Gluten Free Meal

Understanding what ceoliac disease and gluten intolerance is

I think it is about time I wrote an article on Gluten. I really think that people don’t understand or have very limited knowledge of this subject and symptoms, and now this is part of global society I want to set the record straight by giving the full picture to all readers.

When I started cooking in New Zealand over 25 years ago, vegetarians with the occasional vegan used to be the different diner requirements. Since moving to Ireland in 1999, times have changed with the focus of coeliac diners and shoppers growing, with food allergy conscious menus, including desserts, gluten-free beers and savoury snacks, not to mention the healthy eating policy that is found more in the Irish household these days.

Without the knowledge of what Coeliac Disease and Gluten Intolerance is and not being prepared for this within hospitality, or buying food products off the shelf the effects can be dangerous to the gluten-free consumer if not catered for. There has been evidence of customers in restaurants needing medical attention, not to mention the amount of national food product recalls due to not declaring ingredients on the back of the packet which leads to eating establishments being under scrutiny for endangering people’s lives, which has forced establishments to close.

What is gluten?

Gluten is a type of protein found in cereals, grain & breads. It is contained in food processed from wheat, barley, rye, spelt, and kamut. Gluten helps bread to rise giving it a chewy texture. Not all foods from the grain family contain gluten. Some examples of non-gluten grains include: regular wild rice, buckwheat, corn, millet, oats, quinoa etc.

In times gone by, you would have heard that someone is on a gluten-free diet, but please do not get confused as this does not mean they are on a weight loss programme or are instructed to work out at a gym. The gluten-free diet is completely free from these gluten grains. Unfortunately, gluten shows up unexpectedly in many processed foods that contain food additives, flavourings, stabilizers or thickening agents.

Coeliac disease

It’s a condition that causes many digestive symptoms due to difficulty in digestion of gluten. Those with celiac disease must avoid gluten-containing foods 100% of the time. Certain foods such as oats that do not contain gluten should be used carefully due to cross-contamination that can occur while growing in fields near wheat or during processing on the same machines.

Wheat or Gluten Sensitivity

Certain individuals who do not have the Coeliac disease have been found to be sensitive to wheat or to all gluten-containing food.
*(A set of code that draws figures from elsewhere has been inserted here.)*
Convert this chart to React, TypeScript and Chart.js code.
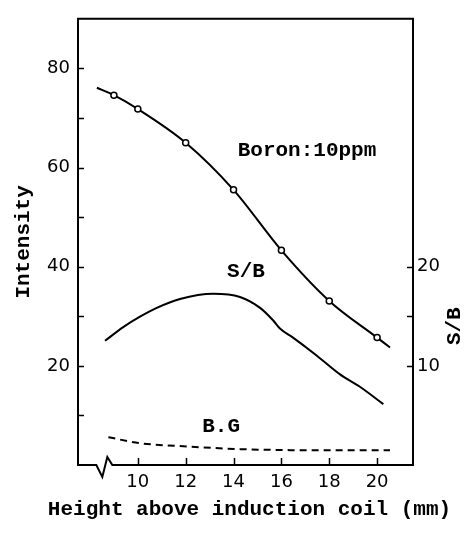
import React, { useEffect, useRef } from "react";
import { Chart, registerables } from "chart.js";

Chart.register(...registerables);

// ---- data ----
const xTicks = [10, 12, 14, 16, 18, 20];
const leftMajorTicks = [20, 40, 60, 80];
const leftMinorTicks = [10, 30, 50, 70];
const rightMajorTicks = [10, 20];
const rightMinorTicks = [15];

const intensityX = [8.29, 9, 10, 12, 14, 16, 18, 20, 20.54];
const intensityY = [76.1, 74.6, 71.8, 65.0, 55.5, 43.3, 33.1, 25.7, 23.7];
const intensityMarker = [false, true, true, true, true, true, true, true, false];

const sbX = [8.63, 9.39, 10.09, 10.79, 11.76, 13.15, 14.27, 15.11, 15.66, 15.94, 16.5, 17.47, 18.45, 19.28, 20.26];
const sbY = [12.53, 13.91, 14.96, 15.85, 16.75, 17.28, 16.95, 15.85, 14.57, 13.76, 12.82, 11.05, 9.14, 7.89, 6.14];

const bgX = [8.77, 10.09, 12.18, 14.27, 16.36, 18.45, 20.54];
const bgY = [5.6, 4.4, 3.7, 3.2, 3.0, 2.95, 3.0];

const xMin = 7.5;
const xMax = 21.5;
const leftMax = 90;
const rightMax = 45;
const axisBreakAt = 8.6;

const labelTexts = ["Boron:10ppm", "S/B", "B.G"];
const labelX = [17.07, 14.52, 13.48];
const labelY = [63.4, 39.0, 7.7];

const xTitle = "Height above induction coil (mm)";
const leftTitle = "Intensity";
const rightTitle = "S/B";
const rightTitleAt = 14.0;

const MONO = "'Liberation Mono', 'DejaVu Sans Mono', monospace";
const SANS = "'DejaVu Sans', sans-serif";

const decor = {
  id: "decor",
  afterDraw(chart: any) {
    const { ctx, chartArea: a, scales } = chart;
    const xs = scales.x;
    const ys = scales.y;
    const y1 = scales.y1;
    ctx.save();
    ctx.strokeStyle = "#000";
    ctx.fillStyle = "#000";
    ctx.lineWidth = 2;
    ctx.lineJoin = "miter";
    const bx = xs.getPixelForValue(axisBreakAt);
    const b = a.bottom;
    ctx.beginPath();
    ctx.moveTo(a.left, a.top);
    ctx.lineTo(a.right, a.top);
    ctx.lineTo(a.right, b);
    ctx.lineTo(bx + 8, b);
    ctx.lineTo(bx + 3, b - 8);
    ctx.lineTo(bx - 2, b + 12);
    ctx.lineTo(bx - 8, b);
    ctx.lineTo(a.left, b);
    ctx.closePath();
    ctx.stroke();

    ctx.lineWidth = 1.5;
    ctx.beginPath();
    for (const v of xTicks) {
      const px = Math.round(xs.getPixelForValue(v)) + 0.5;
      ctx.moveTo(px, b);
      ctx.lineTo(px, b - 7);
    }
    for (const v of [...leftMajorTicks, ...leftMinorTicks]) {
      const py = Math.round(ys.getPixelForValue(v)) + 0.5;
      ctx.moveTo(a.left, py);
      ctx.lineTo(a.left + 6, py);
    }
    for (const v of [...rightMajorTicks, ...rightMinorTicks]) {
      const py = Math.round(y1.getPixelForValue(v)) + 0.5;
      ctx.moveTo(a.right, py);
      ctx.lineTo(a.right - 6, py);
    }
    ctx.stroke();

    ctx.font = `bold 21px ${MONO}`;
    ctx.textAlign = "center";
    ctx.textBaseline = "middle";
    labelTexts.forEach((t, i) => {
      ctx.fillText(t, xs.getPixelForValue(labelX[i]), ys.getPixelForValue(labelY[i]));
    });

    // x-axis title (drawn here so it is not squeezed to the axis width)
    ctx.fillText(xTitle, (a.left + a.right) / 2 + 4, chart.height - 23);

    ctx.save();
    ctx.translate(y1.right - 19, y1.getPixelForValue(rightTitleAt));
    ctx.rotate(-Math.PI / 2);
    ctx.fillText(rightTitle, 0, 0);
    ctx.restore();

    ctx.restore();
  },
};

export default function App() {
  const ref = useRef<HTMLCanvasElement>(null);
  useEffect(() => {
    if (!ref.current) return;
    Chart.defaults.color = "#000";
    const tickFont = { family: SANS, size: 18 };
    const chart = new Chart(ref.current, {
      type: "line",
      data: {
        datasets: [
          {
            label: "Intensity",
            data: intensityX.map((x, i) => ({ x, y: intensityY[i] })),
            yAxisID: "y",
            borderColor: "#000",
            borderWidth: 2,
            pointRadius: intensityMarker.map((m) => (m ? 3 : 0)),
            pointBackgroundColor: "#fff",
            pointBorderColor: "#000",
            pointBorderWidth: 1.5,
            cubicInterpolationMode: "monotone",
            fill: false,
          },
          {
            label: "S/B",
            data: sbX.map((x, i) => ({ x, y: sbY[i] })),
            yAxisID: "y1",
            borderColor: "#000",
            borderWidth: 2,
            pointRadius: 0,
            cubicInterpolationMode: "monotone",
            fill: false,
          },
          {
            label: "B.G",
            data: bgX.map((x, i) => ({ x, y: bgY[i] })),
            yAxisID: "y",
            borderColor: "#000",
            borderWidth: 2,
            borderDash: [7, 5],
            pointRadius: 0,
            cubicInterpolationMode: "monotone",
            fill: false,
          },
        ],
      },
      options: {
        responsive: false,
        animation: false,
        devicePixelRatio: 1,
        layout: { padding: { top: 12, left: 0, right: 0, bottom: 0 } },
        plugins: { legend: { display: false }, tooltip: { enabled: false } },
        scales: {
          x: {
            type: "linear",
            min: xMin,
            max: xMax,
            grid: { display: false, drawTicks: false },
            border: { display: false },
            afterBuildTicks: (s: any) => {
              s.ticks = xTicks.map((v) => ({ value: v }));
            },
            afterFit: (s: any) => {
              s.height = 68;
            },
            ticks: { padding: 7, font: tickFont, color: "#000", maxRotation: 0 },
          },
          y: {
            type: "linear",
            position: "left",
            min: 0,
            max: leftMax,
            grid: { display: false, drawTicks: false },
            border: { display: false },
            afterBuildTicks: (s: any) => {
              s.ticks = leftMajorTicks.map((v) => ({ value: v }));
            },
            afterFit: (s: any) => {
              s.width = 78;
            },
            ticks: { padding: 8, font: tickFont, color: "#000" },
            title: {
              display: true,
              text: leftTitle,
              font: { family: MONO, size: 21, weight: "bold" },
              color: "#000",
              padding: { top: 11, bottom: 0 },
            },
          },
          y1: {
            type: "linear",
            position: "right",
            min: 0,
            max: rightMax,
            grid: { display: false, drawTicks: false },
            border: { display: false },
            afterBuildTicks: (s: any) => {
              s.ticks = rightMajorTicks.map((v) => ({ value: v }));
            },
            afterFit: (s: any) => {
              s.width = 61;
            },
            ticks: { padding: 4, font: tickFont, color: "#000" },
          },
        },
      },
      plugins: [decor],
    } as any);
    return () => chart.destroy();
  }, []);
  return (
    <div style={{ position: "fixed", left: 0, top: 0, width: 474, height: 533, background: "#fff" }}>
      <canvas ref={ref} width={474} height={533} style={{ display: "block" }} />
    </div>
  );
}
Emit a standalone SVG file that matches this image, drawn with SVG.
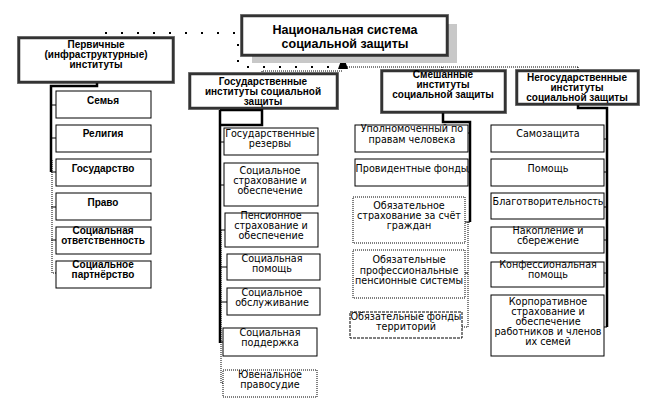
<svg xmlns="http://www.w3.org/2000/svg" width="669" height="412" viewBox="0 0 669 412">
<style>
text{font-family:"Liberation Sans",Arial,sans-serif;fill:#000;text-anchor:middle}
.b{font-weight:bold;font-size:10px}
.t{font-family:"DejaVu Sans","Liberation Sans",sans-serif;font-size:9.6px}
.h{font-weight:bold;font-size:12.5px}
.frame{fill:#fff;stroke:#333;stroke-width:2.5}
.outer{fill:none;stroke:#000;stroke-width:1;stroke-dasharray:1 1}
.box{fill:#fff;stroke:#000;stroke-width:1}
.dbox{fill:#fff;stroke:#000;stroke-width:1;stroke-dasharray:1 1}
.dash{fill:#fff;stroke:#000;stroke-width:1;stroke-dasharray:3 1}
.thick{fill:none;stroke:#000;stroke-width:2.5}
.thin{fill:none;stroke:#000;stroke-width:1;stroke-dasharray:1 1}
.sparse{fill:none;stroke:#000;stroke-width:2;stroke-dasharray:2 14}
.tick{fill:none;stroke:#000;stroke-width:1}
</style>
<rect width="669" height="412" fill="#fff"/>
<g id="connectors">
<path class="sparse" d="M105,33 H238 V67 H336"/>
<path class="thin" d="M262,74 V71 H343"/>
<path class="thin" d="M343,67 H578 M442,67 V71 M578,67 V71"/>
<polygon points="343,55 338,69 348,69" fill="#000"/>
<path class="thick" d="M97,82 V86 H51 V172"/>
<path class="thin" d="M52,160 V273 H56"/>
<path class="tick" d="M51,105 H56 M51,138 H56 M51,172 H56 M51,207 H56 M51,240 H56"/>
<path class="thick" d="M262,108 V125 H221 M220,110 H262 M220,110 V343"/>
<path class="thin" d="M221,230 V383 H223"/>
<path class="tick" d="M220,142 H224 M220,185 H224 M220,230 H225 M220,267 H227 M220,302 H227 M220,342 H223"/>
<path class="thick" d="M443,112 V122 H470 V222"/>
<path class="thin" d="M468,222 V327 H462"/>
<path class="tick" d="M470,133 H468 M470,172 H468 M470,222 H465 M468,273 H465"/>
<path class="thick" d="M578,104 V108 H607 V327"/>
<path class="tick" d="M607,139 H604 M607,172 H604 M607,207 H604 M607,240 H604 M607,273 H604 M607,327 H604"/>
</g>
<g id="main">
<rect x="252" y="24" width="205" height="39" fill="#c8c8c8"/>
<rect class="outer" x="240.5" y="14.5" width="208" height="42"/>
<rect class="frame" x="242" y="16" width="205" height="39"/>
<text class="h" x="345" y="34">Национальная система</text>
<text class="h" x="345" y="48">социальной защиты</text>
</g>
<g id="primary">
<rect class="outer" x="17.5" y="36.5" width="157" height="47"/>
<rect class="frame" x="19" y="38" width="154" height="44"/>
<text class="b" x="96" y="48">Первичные</text>
<text class="b" x="96" y="58">(инфраструктурные)</text>
<text class="b" x="96" y="68">институты</text>
</g>
<g id="p1"><rect class="box" x="56" y="91" width="95" height="27"/><text class="b" x="103" y="104">Семья</text></g>
<g id="p2"><rect class="box" x="56" y="125" width="95" height="27"/><text class="b" x="103" y="137">Религия</text></g>
<g id="p3"><rect class="box" x="56" y="159" width="95" height="27"/><text class="b" x="103" y="172">Государство</text></g>
<g id="p4"><rect class="box" x="56" y="193" width="95" height="27"/><text class="b" x="103" y="206">Право</text></g>
<g id="p5"><rect class="box" x="56" y="227" width="95" height="27"/><text class="b" x="103" y="234">Социальная</text><text class="b" x="103" y="244">ответственность</text></g>
<g id="p6"><rect class="box" x="56" y="261" width="95" height="27"/><text class="b" x="103" y="268">Социальное</text><text class="b" x="103" y="278">партнёрство</text></g>
<g id="state">
<rect class="outer" x="188.5" y="72.5" width="150" height="37"/>
<rect class="frame" x="190" y="74" width="147" height="34"/>
<text class="b" x="263" y="85">Государственные</text>
<text class="b" x="263" y="95">институты социальной</text>
<text class="b" x="263" y="105">защиты</text>
</g>
<g id="s1"><rect class="box" x="224" y="128" width="94" height="27"/><text class="t" x="270" y="137">Государственные</text><text class="t" x="270" y="147">резервы</text></g>
<g id="s2"><rect class="box" x="224" y="163" width="94" height="43"/><text class="t" x="270" y="174">Социальное</text><text class="t" x="270" y="184">страхование и</text><text class="t" x="270" y="194">обеспечение</text></g>
<g id="s3"><rect class="box" x="225" y="213" width="93" height="34"/><text class="t" x="271" y="219">Пенсионное</text><text class="t" x="271" y="229">страхование и</text><text class="t" x="271" y="239">обеспечение</text></g>
<g id="s4"><rect class="box" x="227" y="254" width="93" height="26"/><text class="t" x="272" y="262">Социальная</text><text class="t" x="272" y="272">помощь</text></g>
<g id="s5"><rect class="box" x="227" y="288" width="93" height="27"/><text class="t" x="272" y="296">Социальное</text><text class="t" x="272" y="306">обслуживание</text></g>
<g id="s6"><rect class="box" x="223" y="328" width="94" height="28"/><text class="t" x="270" y="336">Социальная</text><text class="t" x="270" y="346">поддержка</text></g>
<g id="s7"><rect class="dbox" x="223" y="370" width="94" height="27"/><text class="t" x="270" y="378">Ювенальное</text><text class="t" x="270" y="388">правосудие</text></g>
<g id="mixed">
<rect class="outer" x="380.5" y="69.5" width="126" height="44"/>
<rect class="frame" x="382" y="71" width="123" height="41"/>
<text class="b" x="443" y="78">Смешанные</text>
<text class="b" x="443" y="88">институты</text>
<text class="b" x="443" y="98">социальной защиты</text>
</g>
<g id="m1"><rect class="box" x="355" y="125" width="113" height="27"/><text class="t" x="412" y="132">Уполномоченный по</text><text class="t" x="412" y="143">правам человека</text></g>
<g id="m2"><rect class="box" x="355" y="159" width="113" height="27"/><text class="t" x="412" y="172">Провидентные фонды</text></g>
<g id="m3"><rect class="dbox" x="353" y="197" width="112" height="46"/><text class="t" x="409" y="209">Обязательное</text><text class="t" x="409" y="219">страхование за счёт</text><text class="t" x="409" y="229">граждан</text></g>
<g id="m4"><rect class="dbox" x="353" y="250" width="112" height="48"/><text class="t" x="409" y="263">Обязательные</text><text class="t" x="409" y="274">профессиональные</text><text class="t" x="409" y="284">пенсионные системы</text></g>
<g id="m5"><rect class="dash" x="350" y="312" width="112" height="26"/><text class="t" x="406" y="320">Обязательные фонды</text><text class="t" x="406" y="330">территорий</text></g>
<g id="nonstate">
<rect class="outer" x="515.5" y="69.5" width="124" height="36"/>
<rect class="frame" x="517" y="71" width="121" height="33"/>
<text class="b" x="577" y="81">Негосударственные</text>
<text class="b" x="577" y="91">институты</text>
<text class="b" x="577" y="101">социальной защиты</text>
</g>
<g id="n1"><rect class="box" x="491" y="125" width="113" height="27"/><text class="t" x="548" y="137">Самозащита</text></g>
<g id="n2"><rect class="box" x="491" y="159" width="113" height="27"/><text class="t" x="548" y="172">Помощь</text></g>
<g id="n3"><rect class="box" x="491" y="193" width="113" height="26"/><text class="t" x="548" y="205">Благотворительность</text></g>
<g id="n4"><rect class="box" x="491" y="227" width="113" height="26"/><text class="t" x="548" y="234">Накопление и</text><text class="t" x="548" y="244">сбережение</text></g>
<g id="n5"><rect class="box" x="491" y="262" width="113" height="25"/><text class="t" x="548" y="268">Конфессиональная</text><text class="t" x="548" y="278">помощь</text></g>
<g id="n6"><rect class="box" x="491" y="295" width="113" height="61"/><text class="t" x="548" y="305">Корпоративное</text><text class="t" x="548" y="315">страхование и</text><text class="t" x="548" y="325">обеспечение</text><text class="t" x="548" y="335">работников и членов</text><text class="t" x="548" y="345">их   семей</text></g>
</svg>
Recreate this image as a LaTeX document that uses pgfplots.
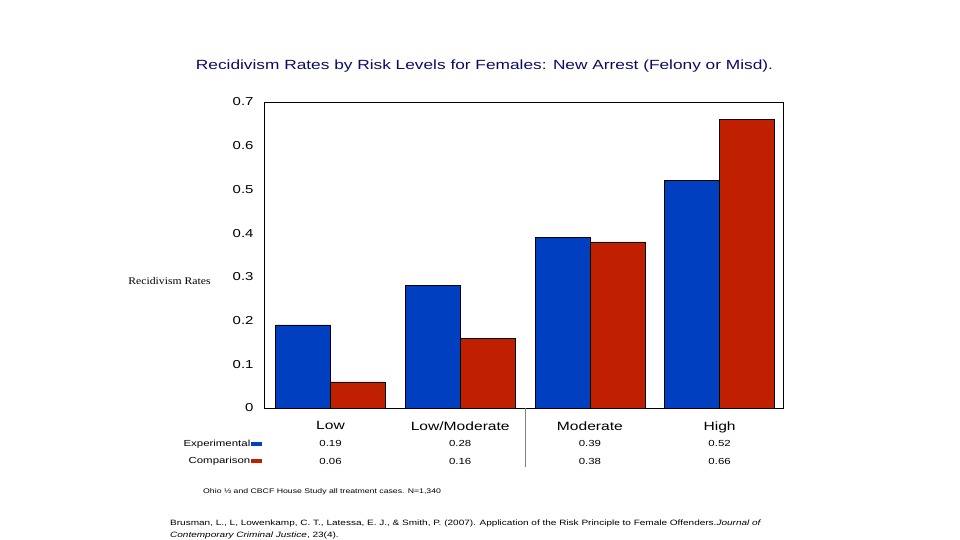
\documentclass[border=0pt]{standalone}
\usepackage{pgfplots}
\pgfplotsset{compat=1.18}
\usepackage{fontspec}
\setmainfont{Liberation Sans}[FakeStretch=1.3]
\newfontfamily\serifw{Liberation Serif}[FakeStretch=1.15]
\definecolor{expblue}{RGB}{0,64,192}
\definecolor{compred}{RGB}{192,32,0}
\definecolor{titlenavy}{RGB}{12,12,100}
\tikzset{tabval/.style={font=\fontsize{8.8}{9}\selectfont}}
\begin{document}
\begin{tikzpicture}[x=1pt,y=1pt]
\useasboundingbox (0,0) rectangle (960,540);
\fill[white] (0,0) rectangle (960,540);
\begin{axis}[
  at={(264pt,132pt)}, anchor=south west,
  width=519pt, height=306pt, scale only axis,
  xmin=-0.513, xmax=3.489, ymin=0, ymax=0.7,
  ytick={0,0.1,0.2,0.3,0.4,0.5,0.6,0.7},
  xtick={0,1,2,3}, xticklabels={Low,Low/Moderate,Moderate,High},
  major tick length=0pt,
  /pgf/number format/assume math mode=true,
  /pgf/number format/fixed,
  yticklabel style={font=\fontsize{11.5}{12}\selectfont, anchor=east, xshift=-7pt},
  xticklabel style={font=\fontsize{12}{12}\selectfont, anchor=north, yshift=-10pt},
  axis line style={line width=0.8pt},
  clip=false,
  ybar,
]
\addplot[ybar, bar width=0.423, bar shift=-0.2115, fill=expblue, draw=black, line width=0.5pt]
  coordinates {(0,0.19) (1,0.28) (2,0.39) (3,0.52)};
\addplot[ybar, bar width=0.423, bar shift=0.2115, fill=compred, draw=black, line width=0.5pt]
  coordinates {(0,0.06) (1,0.16) (2,0.38) (3,0.66)};
\node[tabval] at (axis cs:0,0) [yshift=-35pt] {0.19};
\node[tabval] at (axis cs:1,0) [yshift=-35pt] {0.28};
\node[tabval] at (axis cs:2,0) [yshift=-35pt] {0.39};
\node[tabval] at (axis cs:3,0) [yshift=-35pt] {0.52};
\node[tabval] at (axis cs:0,0) [yshift=-53pt] {0.06};
\node[tabval] at (axis cs:1,0) [yshift=-53pt] {0.16};
\node[tabval] at (axis cs:2,0) [yshift=-53pt] {0.38};
\node[tabval] at (axis cs:3,0) [yshift=-53pt] {0.66};
\draw[gray, line width=0.6pt] (axis cs:1.5,0) -- ([yshift=-59pt]axis cs:1.5,0);
\end{axis}
% row labels and legend keys
\node[font=\fontsize{8.8}{9}\selectfont, anchor=east, inner sep=0pt] at (250.5,96) {Experimental};
\fill[expblue] (251,94) rectangle (262,98);
\node[font=\fontsize{8.8}{9}\selectfont, anchor=east, inner sep=0pt] at (250.5,79) {Comparison};
\fill[compred] (251,77) rectangle (262,81);
% title
\node[font=\fontsize{13.3}{14}\selectfont, text=titlenavy, anchor=center, inner sep=0pt] at (484.5,474) {Recidivism Rates by Risk Levels for Females: New Arrest (Felony or Misd).};
% y label
\node[font=\serifw\fontsize{10.2}{10}\selectfont, anchor=center, inner sep=0pt] at (169.5,259) {Recidivism Rates};
% footnote
\node[font=\fontsize{6.7}{7}\selectfont, anchor=west, inner sep=0pt] at (203,48.5) {Ohio \textonehalf{} and CBCF House Study all treatment cases. N=1,340};
% citation
\node[font=\fontsize{7.7}{8}\selectfont, anchor=west, inner sep=0pt] at (170,16) {Brusman, L., L, Lowenkamp, C. T., Latessa, E. J., \& Smith, P. (2007). Application of the Risk Principle to Female Offenders.\textit{Journal of}};
\node[font=\fontsize{7.7}{8}\selectfont, anchor=west, inner sep=0pt] at (170,4) {\textit{Contemporary Criminal Justice}, 23(4).};
\end{tikzpicture}
\end{document}
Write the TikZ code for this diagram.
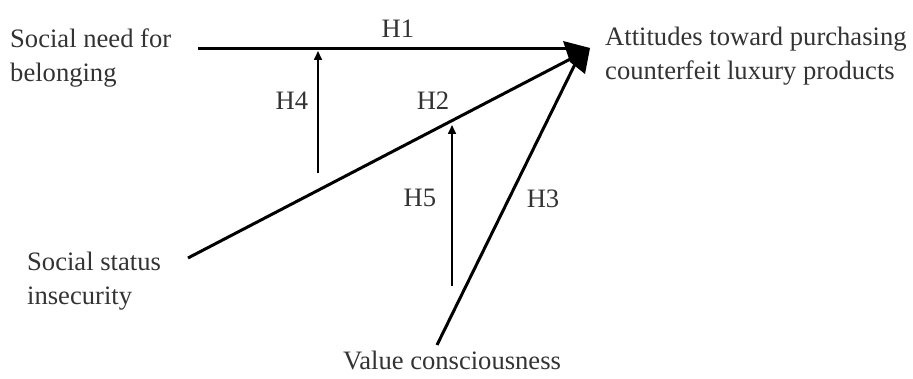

Often this is a result of eating wheat or gluten foods many times daily, every day, for many years. Sensitivities develop that only will improve with the removal of wheat or gluten for a period of time. Often wheat can be reintroduced into the diet, as long as it is eaten infrequently (an ounce every 4-7 days). Others find that symptoms return any time they eat wheat.

There are 2 types of reactions

Food allergy reaction:
The reaction occurs almost immediately, quite violent, swollen lips or tongue or becoming violently sick, such food can never be eaten again, usually developed through childhood.

Food intolerance reaction:
Affects a great number of people and can develop anytime of life. The reaction is delayed by many hours or days.

How food intolerance affects your health explained

If you have an intolerance to certain foods your body does not completely digest these. Over time, the continued consumption of such foods leads to a build-up of undigested toxic matter within the intestines. This causes bloating, irritation and inflammation of the intestines. These toxins make their way into the bloodstream where they are carried by the blood throughout the body. As soon as they enter the general circulation the immune system is triggered and it attacks these undigested toxic food particles.

The immune system responds to this invasion of the bloodstream with undigested food particles by releasing onset type defence antibodies. These antibodies seek out and attack invaders. However, the side effects of this clash between the antibody and the undigested food toxins is that it causes a general inflammation in the surrounding tissues. This inflammation process results in swelling, oedema, heat and pain in the affected area and marks the beginning of the person’s food intolerance illness. This process continues for as long as the person continues to eat the offending food.

Ceoliac diet consumers

In my opinion, after dealing with quite a few gluten-free customers I have found that when asking for gluten-free dishes or items on a menu their own lack of knowledge has been disappointing they sometimes think that the chefs should know everything about it. I always left the decision to the customer and made it clear that they can only make this decision for themselves, based on the information each establishment has, after all as explained every person that has coeliac disease or gluten intolerance is different so each consumer has also a responsibility.

A lot of this information comes from the Fitzwilliam Food Test Clinic in Dublin who really explains what gluten is all about. I suppose like anything until we have this disease or illness it’s perhaps not our worry but for me as a food writer, professional
chef and own of a food company it’s very important to know the finer details of this illness. Hopefully, if only one reader reads this that maybe they are much better informed about the seriousness of Coeliac Disease and Gluten sensitivity intolerance.